Time Zone	Dataphin processes time-formatted data based on the time zone configured for the selected data source. You cannot change this setting. Note For tasks created before version V5.1.2, you can choose Data Source Default Configuration or Channel Configuration Time Zone. The default option is Channel Configuration Time Zone. Data Source Default Configuration: The default time zone of the selected data source. Channel Configuration Time Zone: The time zone configured for the current integration task in Properties > Channel Configuration.
Schema (optional)	Select the schema where the table resides. Cross-schema table selection is supported. If not specified, Dataphin uses the schema configured for the data source.
Source Table Count	Select the number of source tables. Options are Single Table and Multiple Tables: Single Table: Use this option when you sync business data from one source table to one destination table. Multiple Tables: Use this option when you sync business data from multiple source tables to one destination table. When writing data from multiple tables into one destination table, Dataphin uses the union algorithm. For more information about union, see INTERSECT, UNION, and EXCEPT.

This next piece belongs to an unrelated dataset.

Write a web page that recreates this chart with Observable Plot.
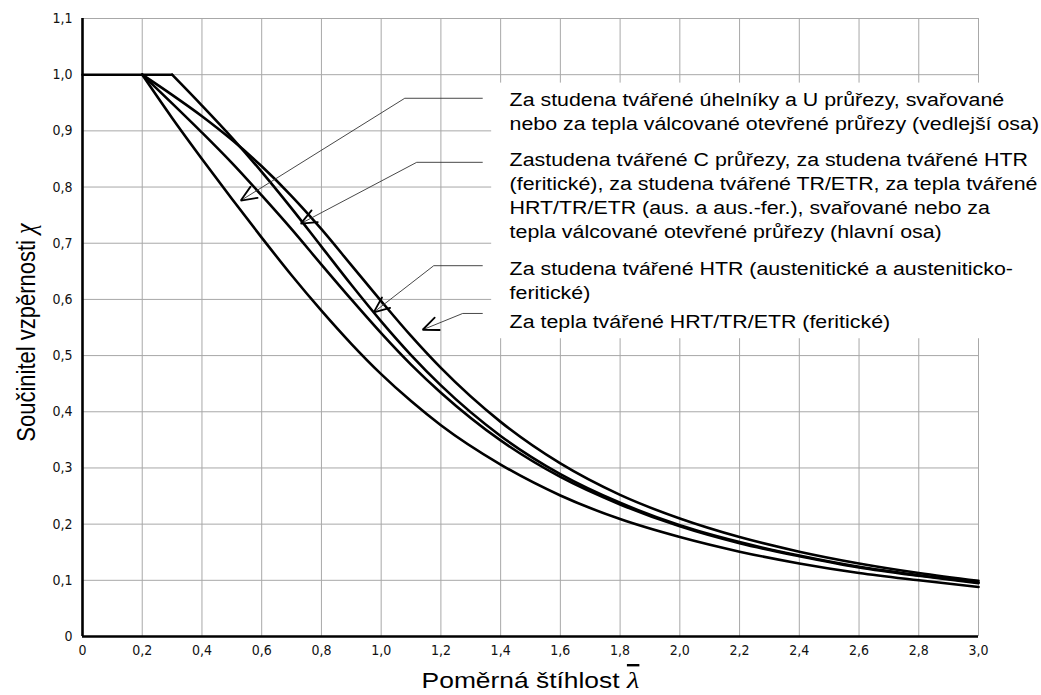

Table Matching Method	Choose Generic Rule or Database Regex. Note This parameter is available only when you select Multiple Tables for Source Table Count.
Table	Select the source table: If you select Single Table for Source Table Count, search by entering a keyword for the table name. Or enter the exact table name and click Exact Match. After you select a table, Dataphin automatically checks its status. Click the icon to copy the selected table name. If you select Multiple Tables for Source Table Count, enter an expression based on the table matching method. If you select Generic Rule for table matching: Enter an expression in the field to filter tables with the same structure. Dataphin supports enumeration, regex-like patterns, and mixed formats. For example: `table_[001-100];table_102;`. If you select Database Regex for table matching: Enter a regex pattern supported by your database. Dataphin matches tables in the destination database using this pattern. During task runtime, Dataphin dynamically matches new tables based on the regex. After you enter the expression, click Exact Match. In the Confirm Match Details dialog box, view the list of matched tables.
Split Key (optional)	Specify a column to split data for concurrent reads. Use this with concurrency settings. Any column from the source table can serve as the split key. For best performance, use a primary key or indexed column. Important If you select a date-time type, Dataphin performs brute-force splitting across the full time range based on the maximum and minimum values. This method does not guarantee even distribution.
Batch Read Size (optional)	The number of records to read per batch. Setting a batch size (for example, 1024) reduces database interactions, improves I/O efficiency, and lowers network latency.
Codec (optional)	Select the codec for reading data: UTF-8, GBK, or ISO-8859-1.
Input Filter (optional)	Filter the data to extract. Configuration details: Static value: Extract specific data. For example: `ds=20211111`. Variable parameter: Extract part of the data. For example: `ds=${bizdate}`.
Output Fields	Lists all fields from the selected table, filtered by your input filter. You can perform the following actions: Field management: Remove fields you do not need to pass to downstream components: Remove individual fields: Click the icon in the Actions column to remove extra fields. Batch field deletion: To remove many fields at once, click Field Management. In the Field Management dialog box, select the fields, click the left-shift icon to move them to the unselected list, and click OK. Batch add: Click Batch Add to configure output fields in JSON, TEXT, or DDL format. Note After you click OK, the batch configuration overwrites existing field configurations. JSON format example: `// Example: [{ "index": 1, "name": "id", "type": "int(10)", "mapType": "Long", "comment": "comment1" }, { "index": 2, "name": "user_name", "type": "varchar(255)", "mapType": "String", "comment": "comment2" }]` Note index is the column number. name is the field name after import. type is the field type after import. For example, `"index":3,"name":"user_id","type":"String"` imports column 4 from the file as user_id with type String. Batch configuration in TEXT format, for example: `// Example: 1,id,int(10),Long,comment1 2,user_name,varchar(255),Long,comment2` Row delimiter separates field entries. The default is line feed (\n). You can also use semicolon (;) or period (.). Column delimiter separates field names and types. The default is comma (,). You can use`','`. Field type is optional and defaults to`','`. DDL format example: `CREATE TABLE tablename ( user_id serial, username VARCHAR(50), password VARCHAR(50), email VARCHAR (255), created_on TIMESTAMP, );` Create a new output field: Click + Create Output Field. Enter the Column, Type, and Comment. Select a Mapping Type. Click the icon to save the row.

Click OK to complete the configuration of the Oracle input component.